**Data listing**
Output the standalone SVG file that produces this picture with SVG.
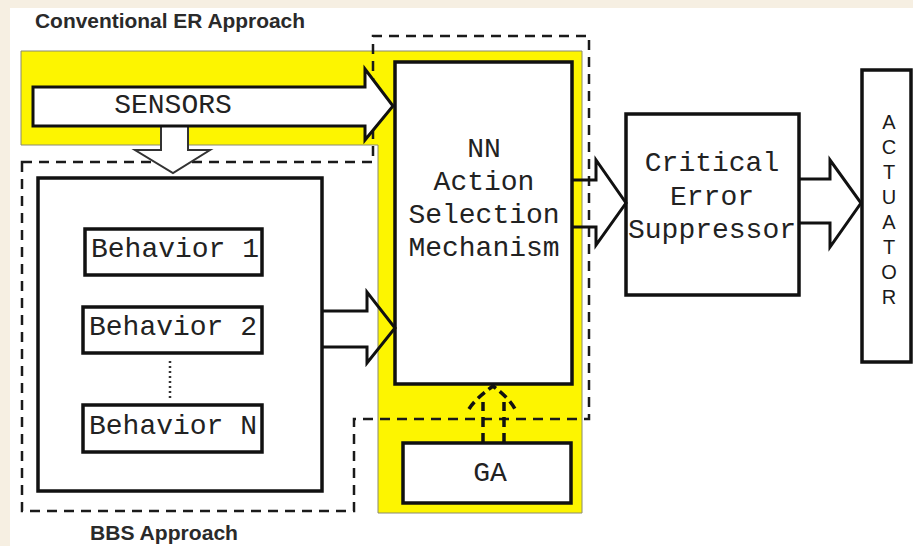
==
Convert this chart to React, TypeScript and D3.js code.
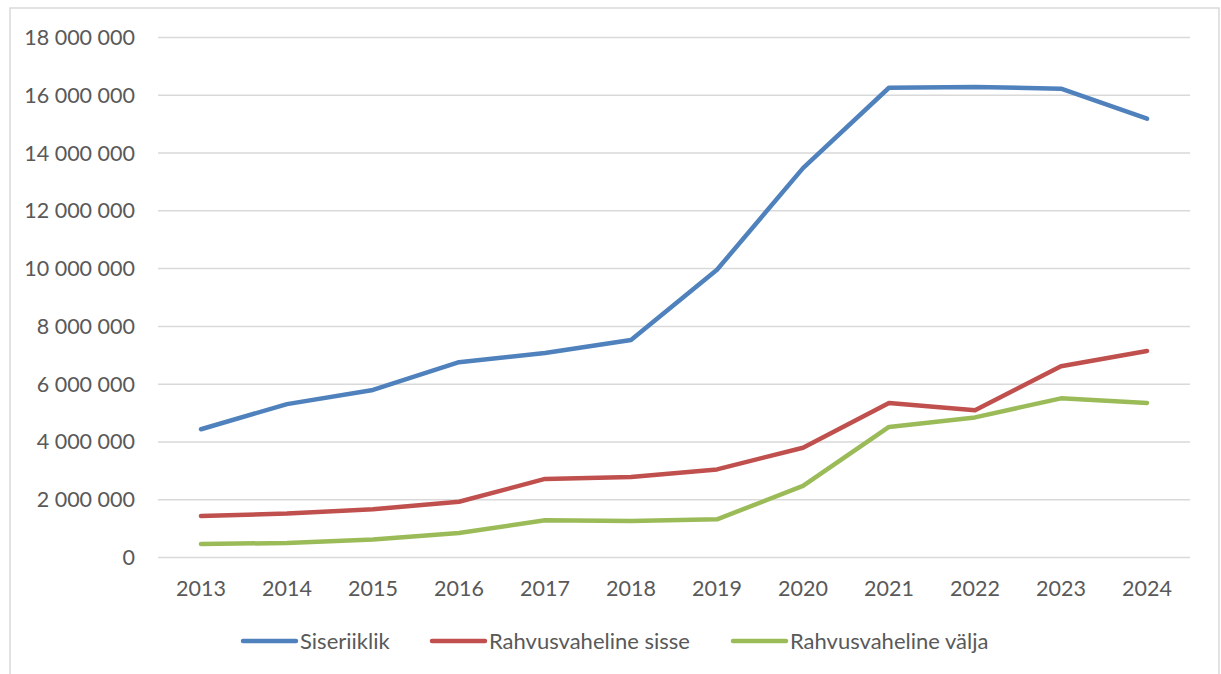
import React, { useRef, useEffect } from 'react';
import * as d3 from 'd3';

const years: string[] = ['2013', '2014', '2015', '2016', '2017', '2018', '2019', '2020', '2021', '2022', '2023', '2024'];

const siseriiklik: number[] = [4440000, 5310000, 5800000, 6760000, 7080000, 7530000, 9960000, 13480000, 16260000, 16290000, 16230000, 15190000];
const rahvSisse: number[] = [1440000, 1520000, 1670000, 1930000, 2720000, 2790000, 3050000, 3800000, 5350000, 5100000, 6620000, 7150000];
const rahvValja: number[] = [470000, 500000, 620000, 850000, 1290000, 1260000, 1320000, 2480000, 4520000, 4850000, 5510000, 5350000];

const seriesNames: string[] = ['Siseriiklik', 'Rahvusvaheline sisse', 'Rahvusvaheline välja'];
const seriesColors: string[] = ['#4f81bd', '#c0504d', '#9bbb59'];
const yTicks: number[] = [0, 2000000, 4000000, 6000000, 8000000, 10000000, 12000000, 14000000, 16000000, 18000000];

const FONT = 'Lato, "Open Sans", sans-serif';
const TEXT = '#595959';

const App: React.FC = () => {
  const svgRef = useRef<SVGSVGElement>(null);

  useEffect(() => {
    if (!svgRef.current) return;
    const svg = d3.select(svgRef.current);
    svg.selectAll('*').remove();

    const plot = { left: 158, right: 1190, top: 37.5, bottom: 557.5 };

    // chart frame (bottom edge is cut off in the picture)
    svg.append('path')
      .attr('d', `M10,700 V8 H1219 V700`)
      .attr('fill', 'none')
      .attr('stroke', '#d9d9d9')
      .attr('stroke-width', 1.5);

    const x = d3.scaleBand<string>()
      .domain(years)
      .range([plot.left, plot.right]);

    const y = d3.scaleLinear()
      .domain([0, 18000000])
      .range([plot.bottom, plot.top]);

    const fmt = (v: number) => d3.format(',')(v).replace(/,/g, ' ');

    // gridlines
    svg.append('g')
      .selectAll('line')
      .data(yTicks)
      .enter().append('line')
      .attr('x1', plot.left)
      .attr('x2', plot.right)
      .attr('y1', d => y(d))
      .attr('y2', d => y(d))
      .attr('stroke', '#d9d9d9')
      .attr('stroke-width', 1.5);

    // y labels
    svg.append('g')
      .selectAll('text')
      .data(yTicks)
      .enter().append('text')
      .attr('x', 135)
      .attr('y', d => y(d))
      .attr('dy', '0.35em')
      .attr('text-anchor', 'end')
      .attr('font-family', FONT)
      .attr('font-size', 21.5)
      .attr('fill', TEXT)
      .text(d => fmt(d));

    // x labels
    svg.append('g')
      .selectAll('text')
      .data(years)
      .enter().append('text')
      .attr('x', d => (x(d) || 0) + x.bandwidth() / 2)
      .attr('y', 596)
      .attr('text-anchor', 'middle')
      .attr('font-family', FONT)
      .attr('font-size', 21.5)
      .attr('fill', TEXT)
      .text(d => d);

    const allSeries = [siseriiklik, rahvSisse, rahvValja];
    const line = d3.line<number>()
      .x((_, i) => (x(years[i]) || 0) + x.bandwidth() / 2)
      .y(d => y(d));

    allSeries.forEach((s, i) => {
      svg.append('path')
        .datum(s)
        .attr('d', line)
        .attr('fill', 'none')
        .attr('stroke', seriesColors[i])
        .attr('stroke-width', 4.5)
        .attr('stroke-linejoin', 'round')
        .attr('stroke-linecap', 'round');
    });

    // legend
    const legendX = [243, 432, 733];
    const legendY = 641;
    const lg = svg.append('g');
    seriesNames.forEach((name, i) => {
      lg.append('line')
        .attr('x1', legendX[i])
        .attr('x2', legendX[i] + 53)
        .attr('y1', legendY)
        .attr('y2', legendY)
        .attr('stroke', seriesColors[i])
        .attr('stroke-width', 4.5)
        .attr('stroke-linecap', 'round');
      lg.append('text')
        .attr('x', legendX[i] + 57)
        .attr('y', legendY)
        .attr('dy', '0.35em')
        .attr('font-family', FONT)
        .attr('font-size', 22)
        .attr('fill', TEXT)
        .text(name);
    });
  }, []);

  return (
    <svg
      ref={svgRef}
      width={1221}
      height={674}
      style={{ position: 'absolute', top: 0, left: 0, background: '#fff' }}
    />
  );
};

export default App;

**Exercise task**
Only the lines from the one holding "Convert this chart" to the one holding "const years: string[]" should be returned, both included and exactly as written, with no pictures.

**Answer to this problem**
Convert this chart to React, TypeScript and D3.js code.
import React, { useRef, useEffect } from 'react';
import * as d3 from 'd3';

const years: string[] = ['2013', '2014', '2015', '2016', '2017', '2018', '2019', '2020', '2021', '2022', '2023', '2024'];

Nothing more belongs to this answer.